In this formula, \( \Delta S \) represents the change in entropy. It calculates the difference between the sum of the entropies of the products and the sum of the entropies of the reactants.
This is crucial for understanding how entropy evolves, indicating whether a reaction results in increased or decreased disorder. By substituting known entropy values into this formula, you can deduce the overall entropy change (\( \Delta S \)) in a straightforward manner.

The heart of understanding any chemical process lies in the reaction equation. It symbolically represents the transformation of reactants into products. For this exercise, the given reaction is:

• \( \mathrm{H}_{2} (\mathrm{g}) + \mathrm{Cl}_{2} (\mathrm{g}) \rightarrow 2 \mathrm{HCl} (\mathrm{g}) \)

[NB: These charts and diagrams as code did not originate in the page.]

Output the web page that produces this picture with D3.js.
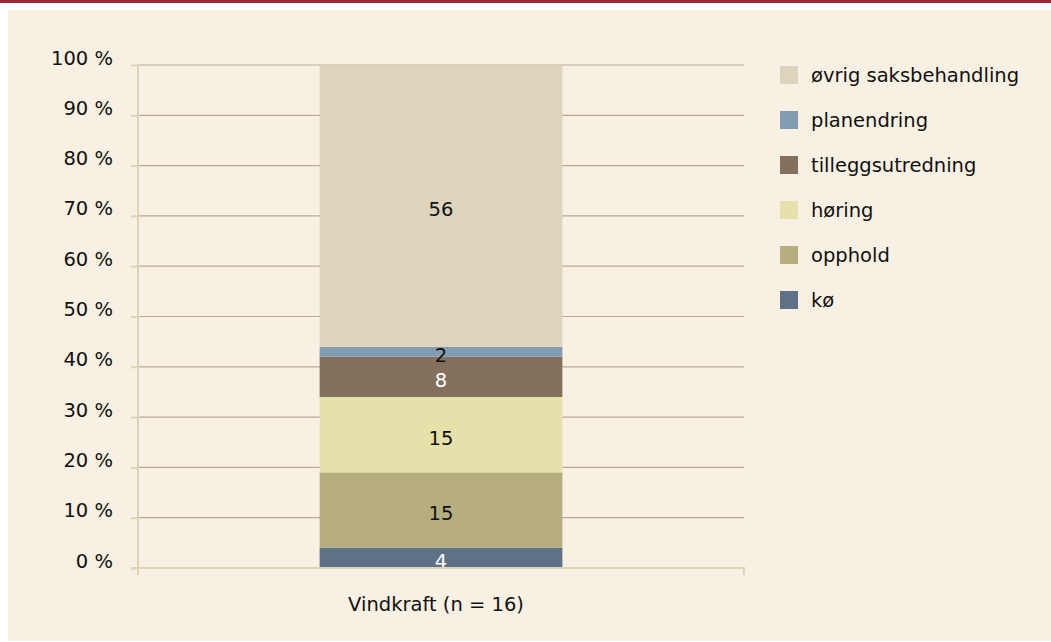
<!DOCTYPE html>
<html><head><meta charset="utf-8">
<script src="https://cdn.jsdelivr.net/npm/d3@7"></script>
<style>
html,body{margin:0;padding:0;background:#fff;}
svg{display:block;}
text{font-family:"DejaVu Sans",sans-serif;fill:#111;}
</style></head>
<body>
<svg id="c" width="1051" height="642"></svg>
<script>
const categories = ["Vindkraft (n = 16)"];
const seriesNames = ["kø", "opphold", "høring", "tilleggsutredning", "planendring", "øvrig saksbehandling"];
const seriesValues = [4, 15, 15, 8, 2, 56];
const seriesColors = ["#5e7186", "#b6ae80", "#e6e0ab", "#85705e", "#829db1", "#dcd4bc"];
const labelColors = ["#ffffff", "#111111", "#111111", "#ffffff", "#111111", "#111111"];
const yTicks = [0, 0.1, 0.2, 0.3, 0.4, 0.5, 0.6, 0.7, 0.8, 0.9, 1.0];

const FONT = "'DejaVu Sans',sans-serif";
const FS = 19.5;

const svg = d3.select("#c");
// frame
svg.append("rect").attr("x", 0).attr("y", 0).attr("width", 1051).attr("height", 3).attr("fill", "#9b2a37");
svg.append("rect").attr("x", 8).attr("y", 10).attr("width", 1043).attr("height", 631).attr("fill", "#f8f0e2");

const x = d3.scaleBand().domain(categories).range([138, 744]).padding(0.428);
const y = d3.scaleLinear().domain([0, 1]).range([568, 65]);

// gridlines
svg.append("g").selectAll("line").data(yTicks.filter(d => d > 0)).join("line")
  .attr("x1", 138).attr("x2", 744)
  .attr("y1", d => y(d)).attr("y2", d => y(d))
  .attr("stroke", "#b9a993").attr("stroke-width", 1.2);

// stacked data
const total = d3.sum(seriesValues);
let acc = 0;
const stack = seriesValues.map((v, i) => {
  const s = {name: seriesNames[i], v, y0: acc / total, y1: (acc + v) / total, color: seriesColors[i], lc: labelColors[i]};
  acc += v;
  return s;
});

const bars = svg.append("g");
categories.forEach(cat => {
  bars.selectAll("rect.b").data(stack).join("rect").attr("class", "b")
    .attr("x", x(cat)).attr("width", x.bandwidth())
    .attr("y", d => y(d.y1)).attr("height", d => y(d.y0) - y(d.y1))
    .attr("fill", d => d.color);
  bars.selectAll("text.l").data(stack).join("text").attr("class", "l")
    .attr("x", x(cat) + x.bandwidth() / 2)
    .attr("y", d => y((d.y0 + d.y1) / 2) + 3)
    .attr("dy", "0.35em")
    .attr("text-anchor", "middle")
    .attr("font-size", FS)
    .style("fill", d => d.lc)
    .text(d => d.v);
});

// y axis
const yAxis = d3.axisLeft(y).tickValues(yTicks).tickSize(7).tickPadding(18)
  .tickFormat(d => Math.round(d * 100) + " %");
const gy = svg.append("g").attr("transform", "translate(138,0)").call(yAxis);
gy.select(".domain").remove();
gy.selectAll(".tick line").attr("stroke", "#ddd3b9").attr("stroke-width", 2);
gy.selectAll(".tick text").attr("font-size", FS).attr("dy", "-0.05em")
  .style("font-family", FONT).style("fill", "#111");
svg.append("line").attr("x1", 138).attr("x2", 138).attr("y1", 65).attr("y2", 575)
  .attr("stroke", "#ddd3b9").attr("stroke-width", 2);

// x axis
const xAxis = d3.axisBottom(x).tickSize(0).tickPadding(29);
const gx = svg.append("g").attr("transform", "translate(-5,568)").call(xAxis);
gx.select(".domain").remove();
gx.selectAll(".tick text").attr("font-size", FS)
  .style("font-family", FONT).style("fill", "#111");
svg.append("line").attr("x1", 131).attr("x2", 745).attr("y1", 568).attr("y2", 568)
  .attr("stroke", "#ddd3b9").attr("stroke-width", 2);
svg.append("line").attr("x1", 744).attr("x2", 744).attr("y1", 568).attr("y2", 575)
  .attr("stroke", "#ddd3b9").attr("stroke-width", 2);

// legend
const legendOrder = stack.slice().reverse();
const lg = svg.append("g").selectAll("g").data(legendOrder).join("g")
  .attr("transform", (d, i) => `translate(780,${66 + i * 45})`);
lg.append("rect").attr("width", 18).attr("height", 18).attr("fill", d => d.color);
lg.append("text").attr("x", 31).attr("y", 9).attr("dy", "0.35em")
  .attr("font-size", FS).text(d => d.name);
</script>
</body></html>
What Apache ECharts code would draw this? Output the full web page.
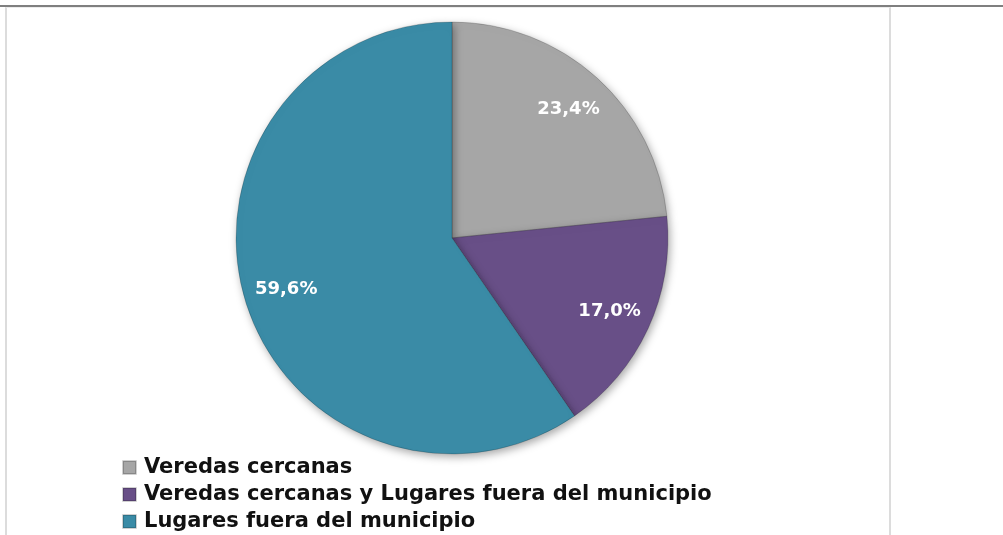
<!DOCTYPE html>
<html>
<head>
<meta charset="utf-8">
<script src="https://cdn.jsdelivr.net/npm/echarts@6/dist/echarts.min.js"></script>
<style>
  html, body { margin: 0; padding: 0; background: #fff; }
  #wrap { position: relative; width: 1003px; height: 535px; overflow: hidden; }
  #topline { position: absolute; left: 0; top: 5px; width: 1003px; height: 2px; background: #7f7f7f; }
  #frame { position: absolute; left: 5px; top: 7px; width: 882px; height: 540px;
           border-left: 2px solid #dcdcdc; border-right: 2px solid #dcdcdc; border-top: 1px solid #ececec; }
  #chart { position: absolute; left: 0; top: 0; width: 1003px; height: 535px; }
</style>
</head>
<body>
<div id="wrap">
  <div id="topline"></div>
  <div id="frame"></div>
  <div id="chart"></div>
</div>
<script>
// Categories and their shares (%)
const categories = [
  'Veredas cercanas',
  'Veredas cercanas y Lugares fuera del municipio',
  'Lugares fuera del municipio'
];
const values = [23.4, 17.0, 59.6];
const colors = ['#a6a6a6', '#684f87', '#3a8ba6'];

const fmt = v => v.toFixed(1).replace('.', ',') + '%';
const pieData = categories.map((name, i) => ({
  name, value: values[i], itemStyle: { color: colors[i] }
}));

const center = [452, 238];
const R = 216;

const chart = echarts.init(document.getElementById('chart'), null, { renderer: 'canvas' });
chart.setOption({
  animation: false,
  legend: {
    orient: 'vertical',
    left: 122,
    top: 457,
    padding: 0,
    itemWidth: 13,
    itemHeight: 13,
    itemGap: 6,
    icon: 'rect',
    data: categories,
    textStyle: {
      fontFamily: 'DejaVu Sans',
      fontWeight: 'bold',
      fontSize: 21,
      lineHeight: 21,
      padding: [0, 0, 0, 3],
      color: '#111'
    }
  },
  series: [
    {
      type: 'pie',
      center: center,
      radius: [0, R],
      startAngle: 90,
      clockwise: true,
      data: pieData,
      label: { show: false },
      labelLine: { show: false },
      itemStyle: {
        borderColor: 'rgba(0,0,0,0.18)',
        borderWidth: 1,
        shadowColor: 'rgba(0,0,0,0.35)',
        shadowBlur: 8,
        shadowOffsetX: 2,
        shadowOffsetY: 3
      },
      emphasis: { disabled: true }
    },
    {
      // transparent ring used only to place the percentage labels
      type: 'pie',
      center: center,
      radius: [R * 0.58, R],
      startAngle: 90,
      clockwise: true,
      silent: true,
      data: pieData.map(d => ({ name: d.name, value: d.value,
        itemStyle: { color: 'rgba(0,0,0,0)' } })),
      itemStyle: { color: 'rgba(0,0,0,0)' },
      label: {
        show: true,
        position: 'inside',
        formatter: p => fmt(p.value),
        color: '#fff',
        fontFamily: 'DejaVu Sans',
        fontWeight: 'bold',
        fontSize: 18
      },
      labelLine: { show: false },
      emphasis: { disabled: true }
    }
  ]
});
</script>
</body>
</html>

This equation provides critical information:

• One mole of hydrogen gas (\(\mathrm{H}_{2}\)) reacts with one mole of chlorine gas (\(\mathrm{Cl}_{2}\)).
• The products are two moles of hydrogen chloride gas (\(\mathrm{HCl}\)).

Understanding the reaction equation is essential as it indicates the stoichiometry: the ratio of reactants to products. Moreover, it shows us which molecules' entropy values we need to consider in calculations. This equation guides the calculations of entropy change using the provided standard entropy values of reactants and products.

To calculate the change in entropy, you begin by considering the entropy values of both products and reactants. Each molecule involved in the reaction has a specific entropy, denoted in \( \mathrm{J} \mathrm{K}^{-1} \mathrm{~mol}^{-1} \), a measure of disorder at a molecular level.

• Reactants in our equation are \(\mathrm{H}_{2}(\mathrm{~g}) = 130.6\) and \(\mathrm{Cl}_{2}(\mathrm{~g}) = 223\).
• Products are 2 moles of \(\mathrm{HCl}(\mathrm{~g}) = 2 \times 186.7\).

For calculations:

• Sum the entropy values of the reactants: \(130.6 + 223 = 353.6\).
• Calculate the total entropy of the products: \(373.4\) (from \(2 \times 186.7\)).
• Apply these sums to the formula \( \Delta S = \sum S_{\text{products}} - \sum S_{\text{reactants}} \).
• This results in \(\Delta S = 373.4 - 353.6 = 19.8 \) \( \mathrm{J} \mathrm{K}^{-1} \).

This calculation shows the net entropy change during the reaction, illustrating the increase or decrease in molecular disorder, which is a key aspect in determining the spontaneity of reactions.